:: Your instructions ::
Set down the data below from its first line to the line holding "return fig.add_axes([left /", inclusive; omit all pictures.

:: Dataset section ::
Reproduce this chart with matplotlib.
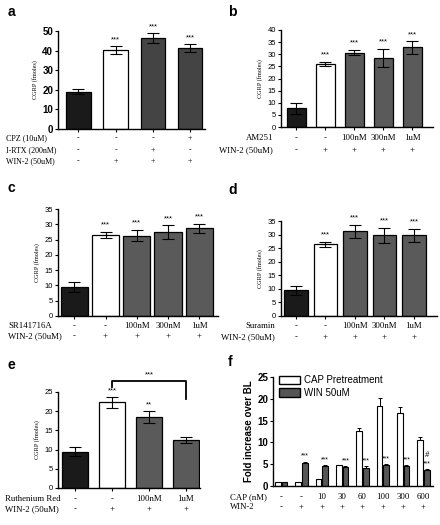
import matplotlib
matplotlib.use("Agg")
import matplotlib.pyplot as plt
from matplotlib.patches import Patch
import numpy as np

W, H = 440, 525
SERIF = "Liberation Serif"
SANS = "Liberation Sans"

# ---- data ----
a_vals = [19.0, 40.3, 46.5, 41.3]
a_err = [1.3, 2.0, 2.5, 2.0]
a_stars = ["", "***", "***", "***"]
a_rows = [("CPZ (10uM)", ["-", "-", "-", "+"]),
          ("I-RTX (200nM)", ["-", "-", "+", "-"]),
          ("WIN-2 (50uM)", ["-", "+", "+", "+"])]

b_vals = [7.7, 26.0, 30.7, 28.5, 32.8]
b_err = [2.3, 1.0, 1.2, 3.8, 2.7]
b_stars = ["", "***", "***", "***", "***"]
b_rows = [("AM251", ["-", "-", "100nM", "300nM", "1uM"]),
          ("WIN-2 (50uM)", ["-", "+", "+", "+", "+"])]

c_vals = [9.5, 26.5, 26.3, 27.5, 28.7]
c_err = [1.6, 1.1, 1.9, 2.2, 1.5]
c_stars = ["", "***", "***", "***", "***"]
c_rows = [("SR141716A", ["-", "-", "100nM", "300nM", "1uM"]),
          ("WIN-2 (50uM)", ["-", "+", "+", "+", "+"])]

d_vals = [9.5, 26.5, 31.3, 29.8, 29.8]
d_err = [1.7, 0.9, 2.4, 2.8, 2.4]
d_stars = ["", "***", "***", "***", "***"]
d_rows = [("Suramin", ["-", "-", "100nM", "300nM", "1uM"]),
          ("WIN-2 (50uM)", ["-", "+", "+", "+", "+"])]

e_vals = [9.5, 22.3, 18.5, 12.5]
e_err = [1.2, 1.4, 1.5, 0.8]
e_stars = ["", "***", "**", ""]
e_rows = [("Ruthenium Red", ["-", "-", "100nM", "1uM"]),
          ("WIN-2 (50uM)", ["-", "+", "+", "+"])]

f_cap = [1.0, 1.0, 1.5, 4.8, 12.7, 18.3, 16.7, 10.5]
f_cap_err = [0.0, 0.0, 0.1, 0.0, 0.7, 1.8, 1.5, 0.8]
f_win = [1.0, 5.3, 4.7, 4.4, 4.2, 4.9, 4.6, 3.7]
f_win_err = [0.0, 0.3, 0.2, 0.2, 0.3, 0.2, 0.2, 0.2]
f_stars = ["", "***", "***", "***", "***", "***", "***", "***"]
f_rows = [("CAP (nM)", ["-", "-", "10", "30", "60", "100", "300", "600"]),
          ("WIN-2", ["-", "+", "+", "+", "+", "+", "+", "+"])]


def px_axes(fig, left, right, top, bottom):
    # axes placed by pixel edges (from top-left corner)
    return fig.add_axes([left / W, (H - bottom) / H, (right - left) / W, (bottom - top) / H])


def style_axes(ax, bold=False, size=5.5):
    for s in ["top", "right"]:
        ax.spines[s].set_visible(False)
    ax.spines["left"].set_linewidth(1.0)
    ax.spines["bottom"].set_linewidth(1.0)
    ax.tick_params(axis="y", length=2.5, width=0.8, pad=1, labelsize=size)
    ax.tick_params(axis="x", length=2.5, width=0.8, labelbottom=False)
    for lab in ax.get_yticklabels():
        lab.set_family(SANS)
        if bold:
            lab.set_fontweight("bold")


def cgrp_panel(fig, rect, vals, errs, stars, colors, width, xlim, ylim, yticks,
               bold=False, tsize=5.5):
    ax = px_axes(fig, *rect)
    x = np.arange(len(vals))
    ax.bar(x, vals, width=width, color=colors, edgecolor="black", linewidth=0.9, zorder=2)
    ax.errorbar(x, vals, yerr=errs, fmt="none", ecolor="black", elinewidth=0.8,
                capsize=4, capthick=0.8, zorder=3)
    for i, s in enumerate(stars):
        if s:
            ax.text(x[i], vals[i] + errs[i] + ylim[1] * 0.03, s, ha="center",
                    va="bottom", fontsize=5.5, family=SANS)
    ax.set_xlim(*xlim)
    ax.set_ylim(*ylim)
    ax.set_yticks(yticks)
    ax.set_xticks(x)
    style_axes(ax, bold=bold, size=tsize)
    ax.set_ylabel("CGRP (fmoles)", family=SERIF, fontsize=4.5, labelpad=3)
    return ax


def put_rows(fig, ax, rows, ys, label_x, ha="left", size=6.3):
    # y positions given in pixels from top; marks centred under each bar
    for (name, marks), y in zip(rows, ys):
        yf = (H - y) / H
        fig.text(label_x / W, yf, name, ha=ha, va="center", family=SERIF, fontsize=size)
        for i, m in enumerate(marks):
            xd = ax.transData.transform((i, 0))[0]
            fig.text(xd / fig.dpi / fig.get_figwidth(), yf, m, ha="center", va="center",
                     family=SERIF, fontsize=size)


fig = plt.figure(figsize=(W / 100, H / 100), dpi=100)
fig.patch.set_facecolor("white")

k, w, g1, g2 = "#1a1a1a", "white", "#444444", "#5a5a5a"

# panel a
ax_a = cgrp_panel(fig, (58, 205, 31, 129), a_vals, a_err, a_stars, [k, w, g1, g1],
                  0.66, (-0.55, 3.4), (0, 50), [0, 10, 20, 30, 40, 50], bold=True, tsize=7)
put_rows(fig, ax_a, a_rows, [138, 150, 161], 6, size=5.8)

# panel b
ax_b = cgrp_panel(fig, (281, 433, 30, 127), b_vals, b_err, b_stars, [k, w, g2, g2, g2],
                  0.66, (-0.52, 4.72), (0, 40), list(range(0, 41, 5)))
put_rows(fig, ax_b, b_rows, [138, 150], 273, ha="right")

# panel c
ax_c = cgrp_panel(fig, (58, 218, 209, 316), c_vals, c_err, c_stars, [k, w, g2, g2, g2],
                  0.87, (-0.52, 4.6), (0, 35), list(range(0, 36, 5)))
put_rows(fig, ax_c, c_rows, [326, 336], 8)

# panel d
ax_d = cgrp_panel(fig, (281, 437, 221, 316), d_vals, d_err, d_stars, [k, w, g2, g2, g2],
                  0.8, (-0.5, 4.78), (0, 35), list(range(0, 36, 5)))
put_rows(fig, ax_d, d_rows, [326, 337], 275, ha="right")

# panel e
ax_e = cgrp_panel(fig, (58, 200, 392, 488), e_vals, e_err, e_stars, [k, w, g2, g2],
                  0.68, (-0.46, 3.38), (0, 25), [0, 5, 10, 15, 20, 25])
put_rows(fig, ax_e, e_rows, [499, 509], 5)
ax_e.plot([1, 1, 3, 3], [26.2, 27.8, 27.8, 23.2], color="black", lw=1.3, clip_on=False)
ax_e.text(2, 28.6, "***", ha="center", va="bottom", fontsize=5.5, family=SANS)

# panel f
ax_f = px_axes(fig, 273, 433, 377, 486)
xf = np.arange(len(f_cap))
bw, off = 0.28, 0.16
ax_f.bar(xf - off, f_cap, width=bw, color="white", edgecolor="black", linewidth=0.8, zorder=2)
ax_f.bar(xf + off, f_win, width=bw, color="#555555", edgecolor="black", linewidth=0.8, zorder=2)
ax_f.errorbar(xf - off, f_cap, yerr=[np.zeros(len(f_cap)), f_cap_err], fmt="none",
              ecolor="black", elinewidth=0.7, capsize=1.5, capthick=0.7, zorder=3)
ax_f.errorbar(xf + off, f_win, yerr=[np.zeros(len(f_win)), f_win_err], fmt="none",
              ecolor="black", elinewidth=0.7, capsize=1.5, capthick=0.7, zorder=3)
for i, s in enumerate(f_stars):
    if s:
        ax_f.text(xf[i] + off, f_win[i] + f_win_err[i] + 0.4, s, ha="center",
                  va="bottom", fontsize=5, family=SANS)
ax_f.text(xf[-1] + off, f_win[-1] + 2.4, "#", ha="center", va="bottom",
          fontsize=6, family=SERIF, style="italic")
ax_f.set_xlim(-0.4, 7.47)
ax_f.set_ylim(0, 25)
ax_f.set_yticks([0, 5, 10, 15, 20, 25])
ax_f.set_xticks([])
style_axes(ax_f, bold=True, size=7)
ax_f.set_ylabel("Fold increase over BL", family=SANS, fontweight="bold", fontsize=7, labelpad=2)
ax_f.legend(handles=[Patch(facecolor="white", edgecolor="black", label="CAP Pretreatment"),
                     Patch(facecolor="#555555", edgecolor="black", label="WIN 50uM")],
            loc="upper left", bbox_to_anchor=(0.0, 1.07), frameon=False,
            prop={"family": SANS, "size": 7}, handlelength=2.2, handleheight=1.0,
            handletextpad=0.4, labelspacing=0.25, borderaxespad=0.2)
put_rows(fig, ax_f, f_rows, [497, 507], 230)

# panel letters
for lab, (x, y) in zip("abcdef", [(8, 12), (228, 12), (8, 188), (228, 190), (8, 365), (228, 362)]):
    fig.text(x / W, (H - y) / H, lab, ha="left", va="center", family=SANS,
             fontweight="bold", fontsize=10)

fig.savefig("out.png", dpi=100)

:: Expected answer ::
Reproduce this chart with matplotlib.
import matplotlib
matplotlib.use("Agg")
import matplotlib.pyplot as plt
from matplotlib.patches import Patch
import numpy as np

W, H = 440, 525
SERIF = "Liberation Serif"
SANS = "Liberation Sans"

# ---- data ----
a_vals = [19.0, 40.3, 46.5, 41.3]
a_err = [1.3, 2.0, 2.5, 2.0]
a_stars = ["", "***", "***", "***"]
a_rows = [("CPZ (10uM)", ["-", "-", "-", "+"]),
          ("I-RTX (200nM)", ["-", "-", "+", "-"]),
          ("WIN-2 (50uM)", ["-", "+", "+", "+"])]

b_vals = [7.7, 26.0, 30.7, 28.5, 32.8]
b_err = [2.3, 1.0, 1.2, 3.8, 2.7]
b_stars = ["", "***", "***", "***", "***"]
b_rows = [("AM251", ["-", "-", "100nM", "300nM", "1uM"]),
          ("WIN-2 (50uM)", ["-", "+", "+", "+", "+"])]

c_vals = [9.5, 26.5, 26.3, 27.5, 28.7]
c_err = [1.6, 1.1, 1.9, 2.2, 1.5]
c_stars = ["", "***", "***", "***", "***"]
c_rows = [("SR141716A", ["-", "-", "100nM", "300nM", "1uM"]),
          ("WIN-2 (50uM)", ["-", "+", "+", "+", "+"])]

d_vals = [9.5, 26.5, 31.3, 29.8, 29.8]
d_err = [1.7, 0.9, 2.4, 2.8, 2.4]
d_stars = ["", "***", "***", "***", "***"]
d_rows = [("Suramin", ["-", "-", "100nM", "300nM", "1uM"]),
          ("WIN-2 (50uM)", ["-", "+", "+", "+", "+"])]

e_vals = [9.5, 22.3, 18.5, 12.5]
e_err = [1.2, 1.4, 1.5, 0.8]
e_stars = ["", "***", "**", ""]
e_rows = [("Ruthenium Red", ["-", "-", "100nM", "1uM"]),
          ("WIN-2 (50uM)", ["-", "+", "+", "+"])]

f_cap = [1.0, 1.0, 1.5, 4.8, 12.7, 18.3, 16.7, 10.5]
f_cap_err = [0.0, 0.0, 0.1, 0.0, 0.7, 1.8, 1.5, 0.8]
f_win = [1.0, 5.3, 4.7, 4.4, 4.2, 4.9, 4.6, 3.7]
f_win_err = [0.0, 0.3, 0.2, 0.2, 0.3, 0.2, 0.2, 0.2]
f_stars = ["", "***", "***", "***", "***", "***", "***", "***"]
f_rows = [("CAP (nM)", ["-", "-", "10", "30", "60", "100", "300", "600"]),
          ("WIN-2", ["-", "+", "+", "+", "+", "+", "+", "+"])]


def px_axes(fig, left, right, top, bottom):
    # axes placed by pixel edges (from top-left corner)
    return fig.add_axes([left / W, (H - bottom) / H, (right - left) / W, (bottom - top) / H])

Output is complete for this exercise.